Reality is a disappointment, mostly. Those expecting drama and consequence from the first directions hearing in the case against ASADA didn’t have to wait long to be disabused of their misconceptions.

No sooner had Justice John Middleton taken his seat at the bench than a momentary power failure cast the entire courtroom into darkness.

It was a fitting start to proceedings given the general confusion about what this day in court was intended to achieve.

Not a great deal more light was shed on the matter when power was restored, it has to be said. At one point, as five different barristers made intermittent submissions of varying length and sense, and their battery of instructing solicitors shuffled paper or nodded sagely, the judge was moved to remark that “no one seems to be applying for anything”.

It was a decent observation, though not completely true. Essendon had its application for an interim injunction disallowed, albeit without a formal order.

Justice Middleton did nevertheless caution ASADA against “pressing any buttons” that might prejudice the interests of players to whom show cause notices have been issued.

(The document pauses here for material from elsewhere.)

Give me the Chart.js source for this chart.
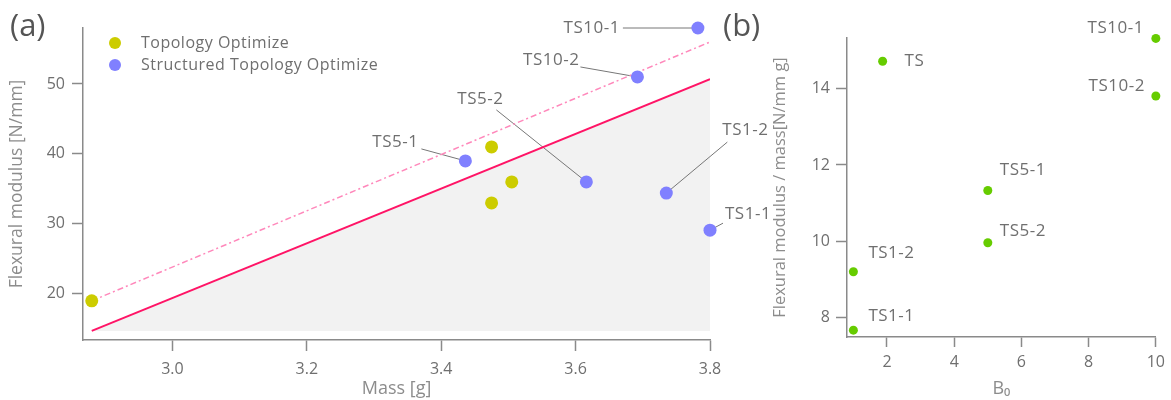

Essendon, represented by Neil Young, QC – himself a former Federal Court judge – argued that the period for responding to the show cause notices should be extended until after the hearing and determination of the application for a permanent injunction.

It seemed like a reasonable point, considering the obvious mistrust between the parties, and the stakes involved. Were players required to respond to the show cause notices before the legality of the investigation is decided, they might provide self-incriminating information in an investigation that could yet be ruled illegal.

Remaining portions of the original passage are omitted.